Create roles/tor/tasks/main.yml for relay installation. Add the Tor Project's apt repository and GPG key using ansible.builtin.apt_key and ansible.builtin.apt_repository. Install packages: tor, tor-geoipdb, nyx, prometheus-node-exporter. Deploy the torrc template from templates/torrc.j2 using ansible.builtin.template. The torrc template uses Jinja2 variables for per-relay configuration: {{ tor_nickname }}, {{ tor_bandwidth_rate }}, {{ tor_orport }}, {{ tor_contact_info }}. The MyFamily line is generated from a group variable listing all relay fingerprints: MyFamily {{ tor_family_fingerprints | join(',') }}. After torrc deployment, run handlers: restart tor and verify Tor bootstraps to 100% using a wait_for task checking the notices log.

Automated MyFamily Management

The hardest part of family management automation is keeping MyFamily current as relays are added or removed. Implement a dynamic inventory plugin that queries Onionoo API (onionoo.torproject.org/details) for current relay fingerprints by ContactInfo. When a new relay is deployed and added to Onionoo (typically 3-4 hours after launch), re-run the playbook on all existing relays to update their MyFamily with the new fingerprint. For the new relay, retrieve its fingerprint from /var/lib/tor/fingerprint and add it to the inventory. Ansible's fetch module retrieves fingerprint files from all relay hosts. A custom Python lookup plugin combines fetched fingerprints into the MyFamily string.

Update Management and Security Patching

Automate security updates across the relay family. Create a playbook that runs ansible.builtin.apt with upgrade: security and update_cache: yes. Schedule via cron or Ansible AWX/Tower. For Tor-specific updates, use a dedicated task that checks the installed Tor version against the latest release version from the Tor Project's apt repository. When updates are available: drain circuits gracefully (send SIGNAL DORMANT via control port, wait 5 minutes for circuits to clear), apply updates, restart Tor, verify successful bootstrap. Stagger update timing across the relay family (add per-host delay using inventory variables) to avoid simultaneously taking multiple relays offline during update windows.

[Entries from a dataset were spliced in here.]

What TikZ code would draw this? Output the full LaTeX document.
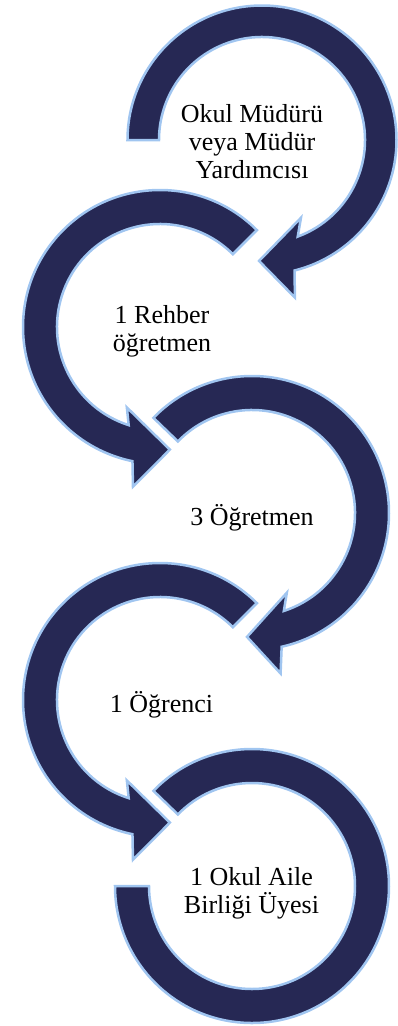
\documentclass[tikz,border=0pt]{standalone}
\usepackage{fontspec}
\setmainfont{Liberation Serif}
\definecolor{navy}{RGB}{38,40,84}
\definecolor{edgeblue}{RGB}{160,197,240}
\begin{document}
\begin{tikzpicture}[x=1pt,y=1pt,yscale=-1,
  band/.style={fill=navy, draw=edgeblue, line width=2.5pt, line join=miter},
  lbl/.style={font=\fontsize{26}{28}\selectfont, align=center, anchor=base, inner sep=0pt, text=black}]
\useasboundingbox (0,0) rectangle (397,1026);
% arrow 1 (clockwise, starts at the left)
\begin{scope}[shift={(262,140)}]
\path[band] (180:134.5) arc[start angle=180,end angle=436,radius=134.5]
  -- (438.2:161) -- (451.4:121) -- (423.4:87) -- (429.7:103)
  arc[start angle=429.7,end angle=180,radius=103] -- cycle;
\end{scope}
% arrow 2 (counter-clockwise)
\begin{scope}[shift={(160,327)}]
\path[band] (-45:137) arc[start angle=-45,end angle=-258.4,radius=137]
  -- (-260.4:162) -- (-274.6:123) -- (-247.6:87) -- (-252.3:103)
  arc[start angle=-252.3,end angle=-45,radius=103] -- cycle;
\end{scope}
% arrow 3 (clockwise)
\begin{scope}[shift={(252,513)}]
\path[band] (224:137) arc[start angle=224,end angle=437.5,radius=137]
  -- (439.9:163) -- (452.3:124) -- (426.4:87) -- (432:103)
  arc[start angle=432,end angle=224,radius=103] -- cycle;
\end{scope}
% arrow 4 (counter-clockwise)
\begin{scope}[shift={(160,700)}]
\path[band] (-45:137) arc[start angle=-45,end angle=-258.4,radius=137]
  -- (-260.4:162) -- (-274.6:123) -- (-247.6:87) -- (-252.3:103)
  arc[start angle=-252.3,end angle=-45,radius=103] -- cycle;
\end{scope}
% arc 5 (no head)
\begin{scope}[shift={(252,886)}]
\path[band] (224:137) arc[start angle=224,end angle=540,radius=137]
  -- (540:103) arc[start angle=540,end angle=224,radius=103] -- cycle;
\end{scope}
% labels (anchor=base is the baseline of the last line)
\node[lbl] (t1) at (252,178) {Okul Müdürü\\veya Müdür\\Yardımcısı};
\node[lbl] (t2) at (162,351) {1 Rehber\\öğretmen};
\node[lbl] (t3) at (252,525) {3 Öğretmen};
\node[lbl] (t4) at (161.5,712) {1 Öğrenci};
\node[lbl] (t5) at (251.5,913) {1 Okul Aile\\Birliği Üyesi};
\end{tikzpicture}
\end{document}
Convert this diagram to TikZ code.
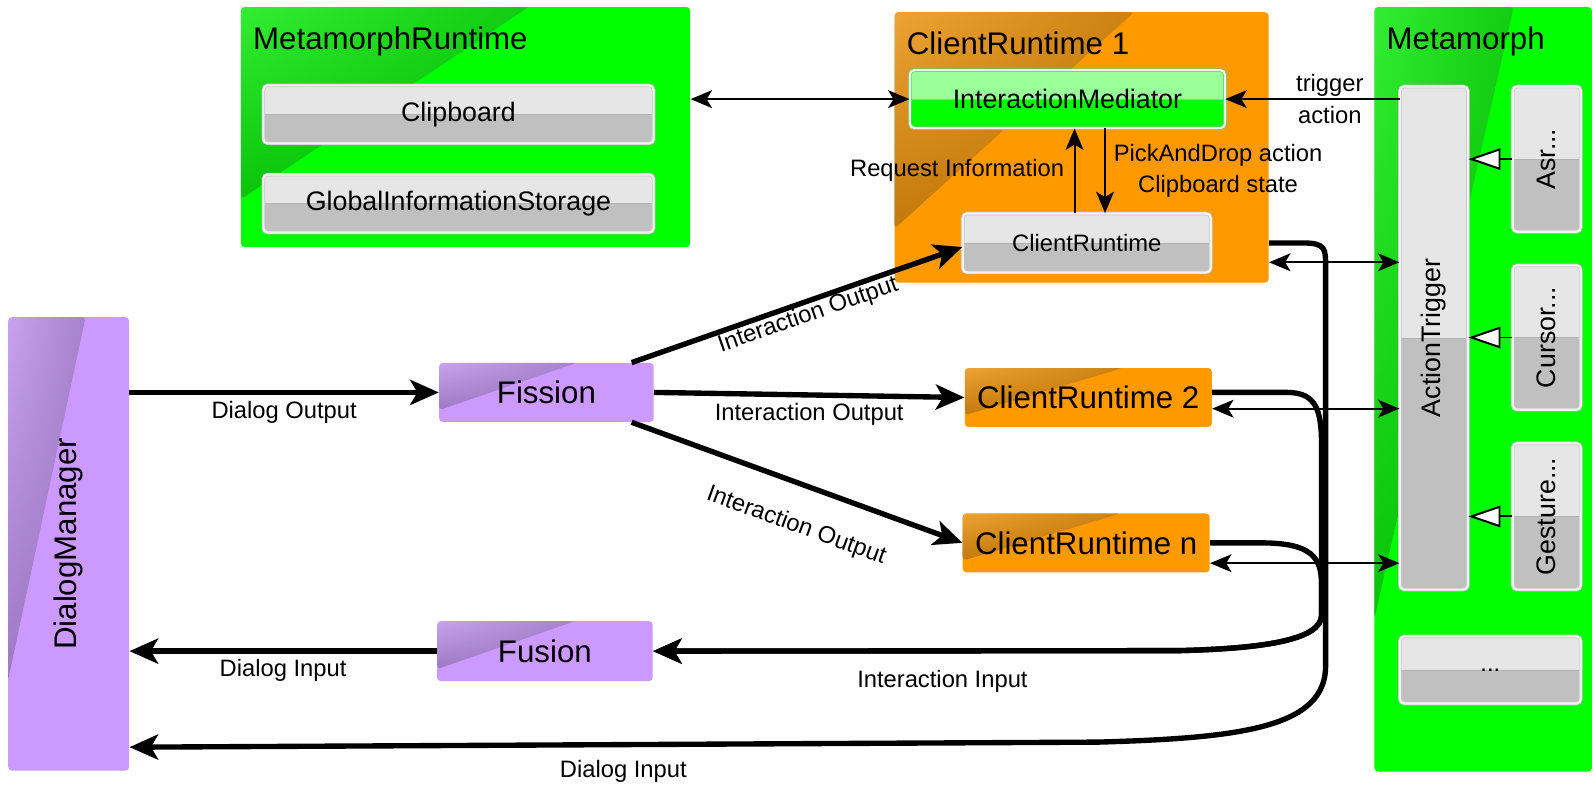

Monitoring Deployment via Ansible

Deploy Prometheus node_exporter and Tor control port metrics exporters using Ansible. The role installs prometheus-node-exporter (available in standard repos), configures it to listen on 127.0.0.1:9100, and creates a firewall rule allowing Prometheus server to scrape. For Tor metrics, deploy the tor-exporter Python package and configure it to query the Tor control port. Deploy Alertmanager configuration from templates with relay family-specific alert routing. After deployment, the Prometheus scrape targets inventory (prometheus/targets.yml) is regenerated from Ansible inventory using a template that lists all relay host:port combinations. Run the monitoring deployment playbook whenever the relay family membership changes.